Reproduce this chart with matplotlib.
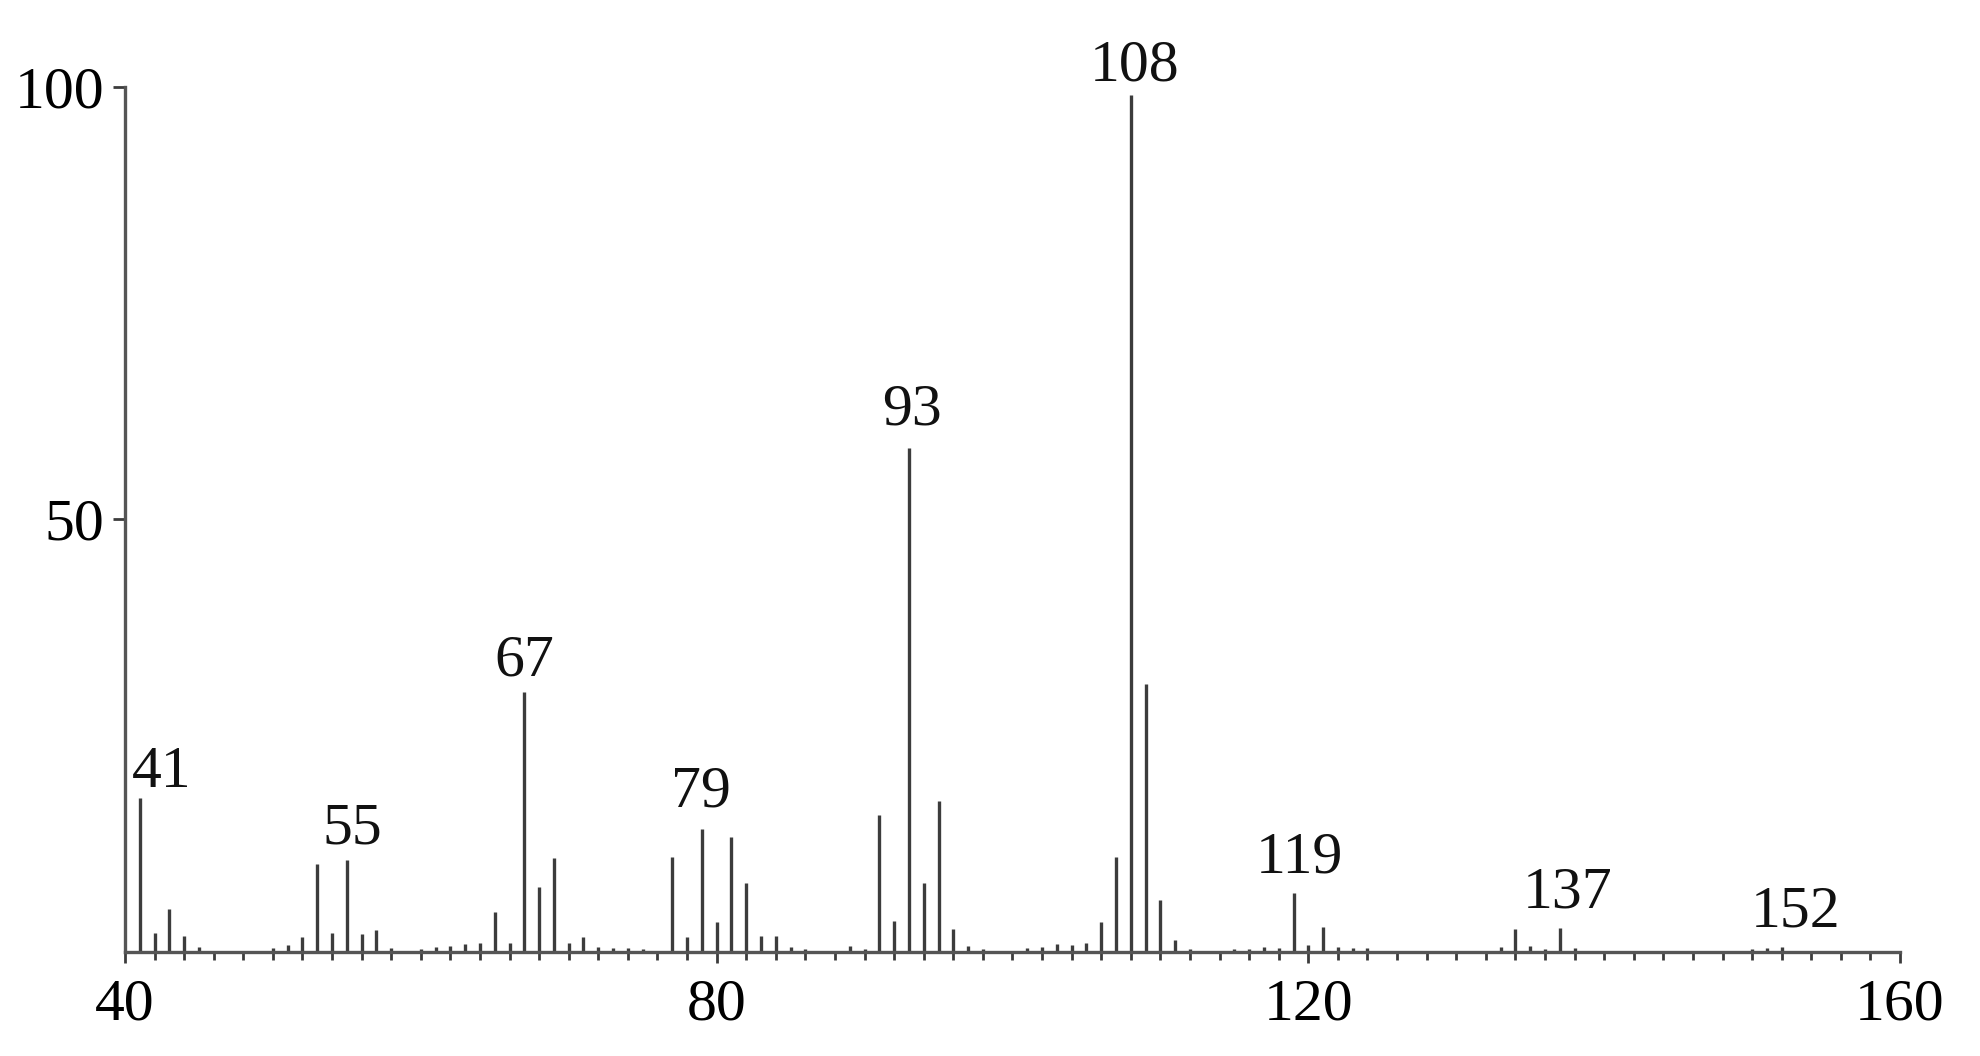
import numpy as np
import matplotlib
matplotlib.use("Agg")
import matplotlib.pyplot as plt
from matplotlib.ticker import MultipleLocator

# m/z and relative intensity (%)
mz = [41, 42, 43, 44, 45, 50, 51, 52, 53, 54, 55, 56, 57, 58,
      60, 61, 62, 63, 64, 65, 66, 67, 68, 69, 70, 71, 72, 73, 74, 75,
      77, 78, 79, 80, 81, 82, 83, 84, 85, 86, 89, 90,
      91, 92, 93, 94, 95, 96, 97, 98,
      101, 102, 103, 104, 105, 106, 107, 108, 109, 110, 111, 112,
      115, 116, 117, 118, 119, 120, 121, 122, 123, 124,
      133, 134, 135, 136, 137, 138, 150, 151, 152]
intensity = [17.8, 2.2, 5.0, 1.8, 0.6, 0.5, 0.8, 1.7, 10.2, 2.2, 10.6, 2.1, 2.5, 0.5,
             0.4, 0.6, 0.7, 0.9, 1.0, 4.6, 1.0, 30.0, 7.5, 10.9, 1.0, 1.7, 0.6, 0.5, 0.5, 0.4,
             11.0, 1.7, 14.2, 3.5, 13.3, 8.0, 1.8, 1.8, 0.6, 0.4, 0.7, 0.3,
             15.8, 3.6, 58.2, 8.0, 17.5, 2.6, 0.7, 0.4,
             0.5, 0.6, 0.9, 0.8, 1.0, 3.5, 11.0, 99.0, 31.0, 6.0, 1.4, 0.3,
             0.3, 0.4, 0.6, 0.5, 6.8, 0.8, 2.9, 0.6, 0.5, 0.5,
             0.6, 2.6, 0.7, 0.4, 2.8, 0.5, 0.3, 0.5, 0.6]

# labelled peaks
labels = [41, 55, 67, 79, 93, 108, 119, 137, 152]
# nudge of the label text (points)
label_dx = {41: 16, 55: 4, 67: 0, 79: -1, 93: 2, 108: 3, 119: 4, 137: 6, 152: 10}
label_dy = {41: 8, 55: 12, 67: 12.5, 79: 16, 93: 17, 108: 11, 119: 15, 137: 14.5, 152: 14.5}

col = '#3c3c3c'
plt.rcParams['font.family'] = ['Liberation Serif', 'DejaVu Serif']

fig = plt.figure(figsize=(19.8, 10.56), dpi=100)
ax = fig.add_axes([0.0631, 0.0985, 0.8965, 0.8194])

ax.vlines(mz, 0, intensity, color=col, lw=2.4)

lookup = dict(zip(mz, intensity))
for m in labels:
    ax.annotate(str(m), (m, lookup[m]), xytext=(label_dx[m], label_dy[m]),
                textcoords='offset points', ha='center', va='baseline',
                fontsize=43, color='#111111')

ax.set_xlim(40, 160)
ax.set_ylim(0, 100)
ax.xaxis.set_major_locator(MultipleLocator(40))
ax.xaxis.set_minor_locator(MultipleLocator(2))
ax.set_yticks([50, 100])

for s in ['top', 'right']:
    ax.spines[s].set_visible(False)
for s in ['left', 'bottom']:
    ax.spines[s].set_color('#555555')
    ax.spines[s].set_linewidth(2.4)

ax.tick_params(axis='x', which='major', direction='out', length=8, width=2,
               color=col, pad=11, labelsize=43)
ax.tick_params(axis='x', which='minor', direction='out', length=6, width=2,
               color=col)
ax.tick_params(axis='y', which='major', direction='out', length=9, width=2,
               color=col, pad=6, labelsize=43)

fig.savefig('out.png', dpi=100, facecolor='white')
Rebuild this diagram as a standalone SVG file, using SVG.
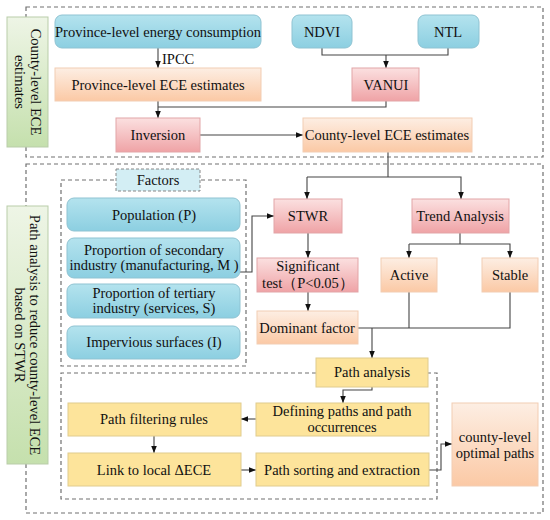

_Work required_
Using the entries above, return each line that includes the word "matplotlib".

_Reply to the task_
Reproduce this chart with matplotlib.
import matplotlib
matplotlib.use("Agg")
import matplotlib.pyplot as plt
from matplotlib.ticker import MultipleLocator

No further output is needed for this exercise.